As a society we place a high value on learning.
We put ourselves through many years of (often expensive) schooling, we celebrate when friends and family get to to universities and we highly respect people with degrees.
Though most of the time we place value on formal learning. In school, university or through professional qualifications.
What’s more difficult to acknowledge and understand is the everyday learning; the learning outside of a structured system.
This learning can be scary and even painful. Because it takes admitting that often we don’t know. We have to challenge assumptions, habits and established thinking.
I experienced this first hand today when I was trying to design a new system in our startup and realized that I had no idea what I was doing. It took pushing past the fear and the uncomfortableness for the learning to take place.

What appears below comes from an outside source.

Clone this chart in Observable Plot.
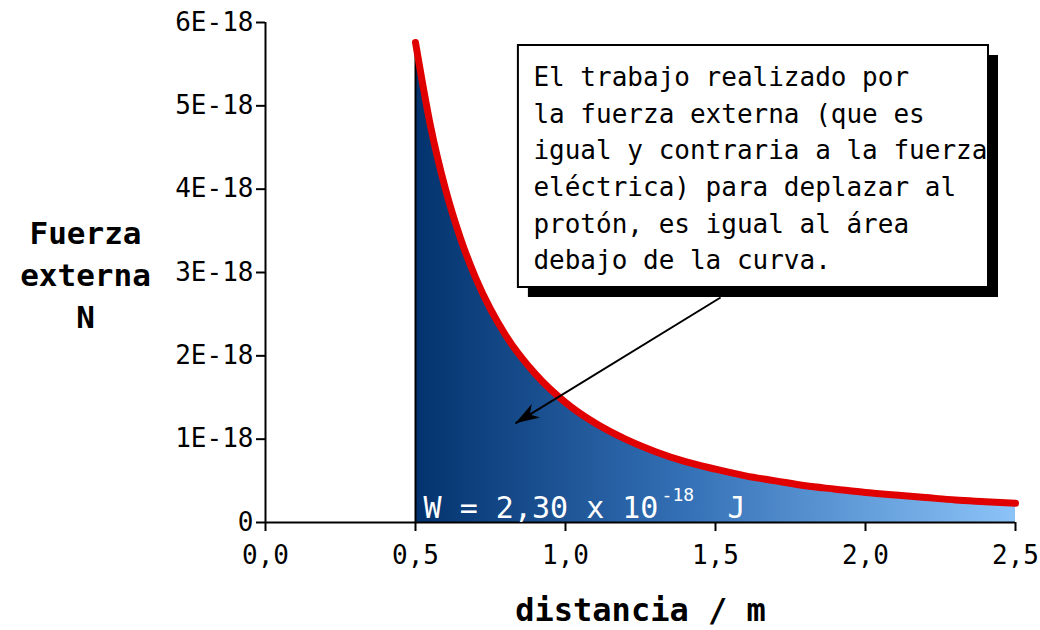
<!DOCTYPE html>
<html>
<head>
<meta charset="utf-8">
<script src="https://cdn.jsdelivr.net/npm/d3@7"></script>
<script src="https://cdn.jsdelivr.net/npm/@observablehq/plot@0.6"></script>
<style>
  html, body { margin: 0; padding: 0; background: #fff; }
  #chart svg { display: block; }
</style>
</head>
<body>
<div id="chart"></div>
<script>
// distance (m) and external force (in units of 1E-18 N)
const distancia = [0.5, 0.55, 0.6, 0.65, 0.7, 0.75, 0.8, 0.9, 1.0, 1.1, 1.2, 1.3, 1.4, 1.5, 1.6, 1.7, 1.8, 1.9, 2.0, 2.1, 2.2, 2.3, 2.4, 2.5];
const fuerza    = [5.76, 4.76, 4.00, 3.41, 2.94, 2.56, 2.25, 1.78, 1.44, 1.19, 1.00, 0.85, 0.73, 0.64, 0.56, 0.50, 0.44, 0.40, 0.36, 0.33, 0.30, 0.27, 0.25, 0.23];
const yTicks = [0, 1, 2, 3, 4, 5, 6];
const xTicks = [0, 0.5, 1.0, 1.5, 2.0, 2.5];
const noteText = "El trabajo realizado por\nla fuerza externa (que es\nigual y contraria a la fuerza\neléctrica) para deplazar al\nprotón, es igual al área\ndebajo de la curva.";
const workMain = "W = 2,30 x 10";
const workExp = "-18";
const workUnit = "J";
const yLabel = "Fuerza\nexterna\nN";
const xLabel = "distancia / m";

const data = distancia.map((d, i) => ({x: d, y: fuerza[i]}));
const note = [{x1: 0.843, x2: 2.41, y1: 2.82, y2: 5.724}];
const arrow = [{x1: 1.517, y1: 2.70, x2: 0.833, y2: 1.19}];

const gradient = () => {
  const defs = d3.create("svg:defs");
  const g = defs.append("linearGradient").attr("id", "areaGrad")
    .attr("x1", "0").attr("x2", "1").attr("y1", "0").attr("y2", "0");
  g.append("stop").attr("offset", "0").attr("stop-color", "#03336e");
  g.append("stop").attr("offset", "0.45").attr("stop-color", "#3470b6");
  g.append("stop").attr("offset", "1").attr("stop-color", "#8cc4f8");
  return defs.node();
};

const filledArrow = (color) => {
  const m = d3.create("svg:marker")
    .attr("viewBox", "-24 -10 26 20")
    .attr("markerWidth", 26).attr("markerHeight", 20)
    .attr("markerUnits", "userSpaceOnUse")
    .attr("refX", 0).attr("refY", 0)
    .attr("orient", "auto");
  m.append("path").attr("d", "M0,0L-24,-8L-17,0L-24,8Z").attr("fill", "black").attr("stroke", "none");
  return m.node();
};

const chart = Plot.plot({
  width: 1040,
  height: 630,
  marginLeft: 265,
  marginRight: 25,
  marginTop: 22,
  marginBottom: 108,
  style: {fontFamily: "DejaVu Sans Mono", fontSize: "26px", color: "black", background: "white", overflow: "visible"},
  x: {domain: [0, 2.5]},
  y: {domain: [0, 6]},
  marks: [
    gradient,
    Plot.areaY(data, {x: "x", y: "y", curve: "monotone-x", fill: "url(#areaGrad)"}),
    Plot.ruleX([0.5], {y1: 0, y2: fuerza[0], stroke: "black", strokeWidth: 2}),
    Plot.lineY(data, {x: "x", y: "y", curve: "monotone-x", stroke: "#e10000", strokeWidth: 7}),
    Plot.ruleY([0], {stroke: "black", strokeWidth: 2}),
    Plot.ruleX([0], {stroke: "black", strokeWidth: 2}),
    Plot.axisY({ticks: yTicks, tickSize: 9, tickPadding: 3, fontSize: 26, label: null,
      tickFormat: d => d === 0 ? "0" : `${d}E-18`, strokeWidth: 2}),
    Plot.axisX({ticks: xTicks, tickSize: 9, tickPadding: 14, fontSize: 26, label: null,
      tickFormat: d => d3.format(".1f")(d).replace(".", ","), strokeWidth: 2}),
    Plot.text([workMain], {x: 0.527, y: 0.17, text: d => d, textAnchor: "start", fill: "white", fontSize: 30}),
    Plot.text([workExp], {x: 0.527, y: 0.17, text: d => d, textAnchor: "start", fill: "white", fontSize: 18, dx: 238, dy: -13}),
    Plot.text([workUnit], {x: 0.527, y: 0.17, text: d => d, textAnchor: "start", fill: "white", fontSize: 30, dx: 304}),
    Plot.rect(note, {x1: "x1", x2: "x2", y1: "y1", y2: "y2", fill: "black", dx: 10, dy: 10}),
    Plot.rect(note, {x1: "x1", x2: "x2", y1: "y1", y2: "y2", fill: "white", stroke: "black", strokeWidth: 2}),
    Plot.text([noteText], {x: 0.893, y: 5.55, text: d => d, textAnchor: "start", lineAnchor: "top", lineHeight: 1.41, fontSize: 26}),
    Plot.link(arrow, {x1: "x1", y1: "y1", x2: "x2", y2: "y2", stroke: "black", strokeWidth: 2, markerEnd: filledArrow}),
    Plot.text([yLabel], {x: -0.6, y: 3.0, text: d => d, textAnchor: "middle", lineAnchor: "middle", lineHeight: 1.35, fontSize: 31, fontWeight: "bold"}),
    Plot.text([xLabel], {x: 1.25, y: -1.06, text: d => d, textAnchor: "middle", lineAnchor: "middle", fontSize: 32, fontWeight: "bold"})
  ]
});
document.getElementById("chart").appendChild(chart);
</script>
</body>
</html>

Doing this is ultimately where growth happens. And if you don’t do this, you’ll stay in exactly the same place as you were before. As the quote in the picture above says:
“The success that comes with executing what we know and what we’ve historically done is exactly what prevents us from seeing what’s next”
-Lisa Kay Solomon
The cover picture is of a guest lecture given by Sharron McPhearson in my Strategic Thinking course
Hey Rowan, as I read this I had a little chuckle because I have thinking a lot about systems, strategy and disruption of traditional thinking to a more innovative approach which last night I coined the “Golden Unicorn Method”. To expand on your title, the ‘Fear of Learning’ is hampered by unlearning a whole lot of old knowledge to create and write new knowledge, an inventor’s approach. I’d like to say a whole lot, but I’ll leave it here.